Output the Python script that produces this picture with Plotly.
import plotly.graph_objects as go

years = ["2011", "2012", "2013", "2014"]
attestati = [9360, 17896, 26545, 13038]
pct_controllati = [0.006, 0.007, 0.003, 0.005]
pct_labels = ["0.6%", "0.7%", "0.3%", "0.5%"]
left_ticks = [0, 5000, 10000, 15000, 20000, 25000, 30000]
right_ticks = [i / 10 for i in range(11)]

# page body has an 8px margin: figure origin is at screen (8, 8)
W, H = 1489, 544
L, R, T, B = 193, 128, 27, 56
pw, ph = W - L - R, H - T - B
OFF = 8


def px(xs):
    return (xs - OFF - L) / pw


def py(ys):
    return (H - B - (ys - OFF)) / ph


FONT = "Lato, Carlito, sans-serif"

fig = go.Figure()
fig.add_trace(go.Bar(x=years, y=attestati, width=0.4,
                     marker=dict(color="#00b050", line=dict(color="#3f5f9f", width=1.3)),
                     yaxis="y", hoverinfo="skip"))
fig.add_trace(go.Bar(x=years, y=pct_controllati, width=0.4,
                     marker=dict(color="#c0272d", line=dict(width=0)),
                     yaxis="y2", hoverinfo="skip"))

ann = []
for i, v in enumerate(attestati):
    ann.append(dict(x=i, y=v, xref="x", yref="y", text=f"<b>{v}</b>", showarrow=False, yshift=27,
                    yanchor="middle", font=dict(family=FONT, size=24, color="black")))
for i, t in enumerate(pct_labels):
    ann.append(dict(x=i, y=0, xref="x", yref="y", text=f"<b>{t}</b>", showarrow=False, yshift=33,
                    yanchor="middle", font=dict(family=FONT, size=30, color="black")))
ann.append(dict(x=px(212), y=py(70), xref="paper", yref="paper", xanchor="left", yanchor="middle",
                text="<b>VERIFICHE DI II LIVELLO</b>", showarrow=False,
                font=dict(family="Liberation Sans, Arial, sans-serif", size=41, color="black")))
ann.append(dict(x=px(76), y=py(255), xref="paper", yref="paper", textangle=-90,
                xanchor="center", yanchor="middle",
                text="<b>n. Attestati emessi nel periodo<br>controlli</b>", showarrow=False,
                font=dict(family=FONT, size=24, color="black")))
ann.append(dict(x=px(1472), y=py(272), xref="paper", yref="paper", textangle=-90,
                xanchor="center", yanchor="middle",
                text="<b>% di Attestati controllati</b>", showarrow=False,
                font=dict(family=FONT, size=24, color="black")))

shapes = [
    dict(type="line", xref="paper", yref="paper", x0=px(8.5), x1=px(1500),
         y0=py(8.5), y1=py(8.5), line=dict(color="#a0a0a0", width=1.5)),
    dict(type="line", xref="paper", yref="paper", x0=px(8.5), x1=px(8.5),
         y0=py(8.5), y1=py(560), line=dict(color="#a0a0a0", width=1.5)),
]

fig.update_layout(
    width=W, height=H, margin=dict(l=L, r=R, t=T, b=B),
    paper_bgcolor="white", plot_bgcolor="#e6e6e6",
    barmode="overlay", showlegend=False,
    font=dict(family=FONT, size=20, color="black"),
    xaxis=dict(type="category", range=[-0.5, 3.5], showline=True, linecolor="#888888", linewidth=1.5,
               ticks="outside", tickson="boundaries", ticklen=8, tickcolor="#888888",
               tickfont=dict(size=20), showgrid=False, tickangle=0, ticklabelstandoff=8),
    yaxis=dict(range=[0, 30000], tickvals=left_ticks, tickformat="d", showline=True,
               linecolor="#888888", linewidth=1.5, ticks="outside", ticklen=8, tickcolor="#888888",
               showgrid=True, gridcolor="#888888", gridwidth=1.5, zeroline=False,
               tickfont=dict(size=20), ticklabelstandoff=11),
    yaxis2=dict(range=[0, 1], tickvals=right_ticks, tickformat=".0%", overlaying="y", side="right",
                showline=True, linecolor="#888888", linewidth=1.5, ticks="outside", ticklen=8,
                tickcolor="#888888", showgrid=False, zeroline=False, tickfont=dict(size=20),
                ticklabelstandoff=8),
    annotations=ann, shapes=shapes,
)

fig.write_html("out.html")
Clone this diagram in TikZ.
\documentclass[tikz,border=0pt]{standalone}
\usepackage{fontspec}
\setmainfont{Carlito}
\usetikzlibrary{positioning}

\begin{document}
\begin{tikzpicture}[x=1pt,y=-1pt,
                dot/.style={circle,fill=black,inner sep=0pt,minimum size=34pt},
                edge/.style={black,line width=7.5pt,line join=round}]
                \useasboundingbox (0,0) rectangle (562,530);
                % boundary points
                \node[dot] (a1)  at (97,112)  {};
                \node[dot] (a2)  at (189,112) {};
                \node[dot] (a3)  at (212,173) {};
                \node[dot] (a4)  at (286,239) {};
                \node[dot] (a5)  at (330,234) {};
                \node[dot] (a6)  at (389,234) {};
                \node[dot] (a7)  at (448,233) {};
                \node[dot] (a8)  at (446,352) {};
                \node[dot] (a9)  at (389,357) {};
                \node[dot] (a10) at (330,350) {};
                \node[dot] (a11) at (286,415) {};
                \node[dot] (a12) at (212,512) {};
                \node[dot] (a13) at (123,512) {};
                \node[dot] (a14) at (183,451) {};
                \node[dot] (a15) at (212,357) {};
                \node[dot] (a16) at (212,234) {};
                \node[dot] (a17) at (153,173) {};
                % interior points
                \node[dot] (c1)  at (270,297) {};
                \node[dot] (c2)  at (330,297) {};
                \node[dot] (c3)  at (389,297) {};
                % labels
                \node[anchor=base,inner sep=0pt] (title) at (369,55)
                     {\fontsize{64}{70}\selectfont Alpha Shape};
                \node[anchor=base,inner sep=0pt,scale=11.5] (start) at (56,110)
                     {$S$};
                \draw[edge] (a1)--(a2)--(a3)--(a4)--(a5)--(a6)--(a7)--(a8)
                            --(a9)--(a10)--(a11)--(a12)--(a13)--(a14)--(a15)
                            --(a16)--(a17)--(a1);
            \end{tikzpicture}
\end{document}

## PROBLEM TO WORK ON
Nothing should be left out: repeat all of the data exactly.

## RESPONSE
Output the Python script that produces this picture with Plotly.
import plotly.graph_objects as go

years = ["2011", "2012", "2013", "2014"]
attestati = [9360, 17896, 26545, 13038]
pct_controllati = [0.006, 0.007, 0.003, 0.005]
pct_labels = ["0.6%", "0.7%", "0.3%", "0.5%"]
left_ticks = [0, 5000, 10000, 15000, 20000, 25000, 30000]
right_ticks = [i / 10 for i in range(11)]

# page body has an 8px margin: figure origin is at screen (8, 8)
W, H = 1489, 544
L, R, T, B = 193, 128, 27, 56
pw, ph = W - L - R, H - T - B
OFF = 8


def px(xs):
    return (xs - OFF - L) / pw


def py(ys):
    return (H - B - (ys - OFF)) / ph


FONT = "Lato, Carlito, sans-serif"

fig = go.Figure()
fig.add_trace(go.Bar(x=years, y=attestati, width=0.4,
                     marker=dict(color="#00b050", line=dict(color="#3f5f9f", width=1.3)),
                     yaxis="y", hoverinfo="skip"))
fig.add_trace(go.Bar(x=years, y=pct_controllati, width=0.4,
                     marker=dict(color="#c0272d", line=dict(width=0)),
                     yaxis="y2", hoverinfo="skip"))

ann = []
for i, v in enumerate(attestati):
    ann.append(dict(x=i, y=v, xref="x", yref="y", text=f"<b>{v}</b>", showarrow=False, yshift=27,
                    yanchor="middle", font=dict(family=FONT, size=24, color="black")))
for i, t in enumerate(pct_labels):
    ann.append(dict(x=i, y=0, xref="x", yref="y", text=f"<b>{t}</b>", showarrow=False, yshift=33,
                    yanchor="middle", font=dict(family=FONT, size=30, color="black")))
ann.append(dict(x=px(212), y=py(70), xref="paper", yref="paper", xanchor="left", yanchor="middle",
                text="<b>VERIFICHE DI II LIVELLO</b>", showarrow=False,
                font=dict(family="Liberation Sans, Arial, sans-serif", size=41, color="black")))
ann.append(dict(x=px(76), y=py(255), xref="paper", yref="paper", textangle=-90,
                xanchor="center", yanchor="middle",
                text="<b>n. Attestati emessi nel periodo<br>controlli</b>", showarrow=False,
                font=dict(family=FONT, size=24, color="black")))
ann.append(dict(x=px(1472), y=py(272), xref="paper", yref="paper", textangle=-90,
                xanchor="center", yanchor="middle",
                text="<b>% di Attestati controllati</b>", showarrow=False,
                font=dict(family=FONT, size=24, color="black")))

shapes = [
    dict(type="line", xref="paper", yref="paper", x0=px(8.5), x1=px(1500),
         y0=py(8.5), y1=py(8.5), line=dict(color="#a0a0a0", width=1.5)),
    dict(type="line", xref="paper", yref="paper", x0=px(8.5), x1=px(8.5),
         y0=py(8.5), y1=py(560), line=dict(color="#a0a0a0", width=1.5)),
]

fig.update_layout(
    width=W, height=H, margin=dict(l=L, r=R, t=T, b=B),
    paper_bgcolor="white", plot_bgcolor="#e6e6e6",
    barmode="overlay", showlegend=False,
    font=dict(family=FONT, size=20, color="black"),
    xaxis=dict(type="category", range=[-0.5, 3.5], showline=True, linecolor="#888888", linewidth=1.5,
               ticks="outside", tickson="boundaries", ticklen=8, tickcolor="#888888",
               tickfont=dict(size=20), showgrid=False, tickangle=0, ticklabelstandoff=8),
    yaxis=dict(range=[0, 30000], tickvals=left_ticks, tickformat="d", showline=True,
               linecolor="#888888", linewidth=1.5, ticks="outside", ticklen=8, tickcolor="#888888",
               showgrid=True, gridcolor="#888888", gridwidth=1.5, zeroline=False,
               tickfont=dict(size=20), ticklabelstandoff=11),
    yaxis2=dict(range=[0, 1], tickvals=right_ticks, tickformat=".0%", overlaying="y", side="right",
                showline=True, linecolor="#888888", linewidth=1.5, ticks="outside", ticklen=8,
                tickcolor="#888888", showgrid=False, zeroline=False, tickfont=dict(size=20),
                ticklabelstandoff=8),
    annotations=ann, shapes=shapes,
)

fig.write_html("out.html")
Clone this diagram in TikZ.
\documentclass[tikz,border=0pt]{standalone}
\usepackage{fontspec}
\setmainfont{Carlito}
\usetikzlibrary{positioning}

\begin{document}
\begin{tikzpicture}[x=1pt,y=-1pt,
                dot/.style={circle,fill=black,inner sep=0pt,minimum size=34pt},
                edge/.style={black,line width=7.5pt,line join=round}]
                \useasboundingbox (0,0) rectangle (562,530);
                % boundary points
                \node[dot] (a1)  at (97,112)  {};
                \node[dot] (a2)  at (189,112) {};
                \node[dot] (a3)  at (212,173) {};
                \node[dot] (a4)  at (286,239) {};
                \node[dot] (a5)  at (330,234) {};
                \node[dot] (a6)  at (389,234) {};
                \node[dot] (a7)  at (448,233) {};
                \node[dot] (a8)  at (446,352) {};
                \node[dot] (a9)  at (389,357) {};
                \node[dot] (a10) at (330,350) {};
                \node[dot] (a11) at (286,415) {};
                \node[dot] (a12) at (212,512) {};
                \node[dot] (a13) at (123,512) {};
                \node[dot] (a14) at (183,451) {};
                \node[dot] (a15) at (212,357) {};
                \node[dot] (a16) at (212,234) {};
                \node[dot] (a17) at (153,173) {};
                % interior points
                \node[dot] (c1)  at (270,297) {};
                \node[dot] (c2)  at (330,297) {};
                \node[dot] (c3)  at (389,297) {};
                % labels
                \node[anchor=base,inner sep=0pt] (title) at (369,55)
                     {\fontsize{64}{70}\selectfont Alpha Shape};
                \node[anchor=base,inner sep=0pt,scale=11.5] (start) at (56,110)
                     {$S$};
                \draw[edge] (a1)--(a2)--(a3)--(a4)--(a5)--(a6)--(a7)--(a8)
                            --(a9)--(a10)--(a11)--(a12)--(a13)--(a14)--(a15)
                            --(a16)--(a17)--(a1);
            \end{tikzpicture}
\end{document}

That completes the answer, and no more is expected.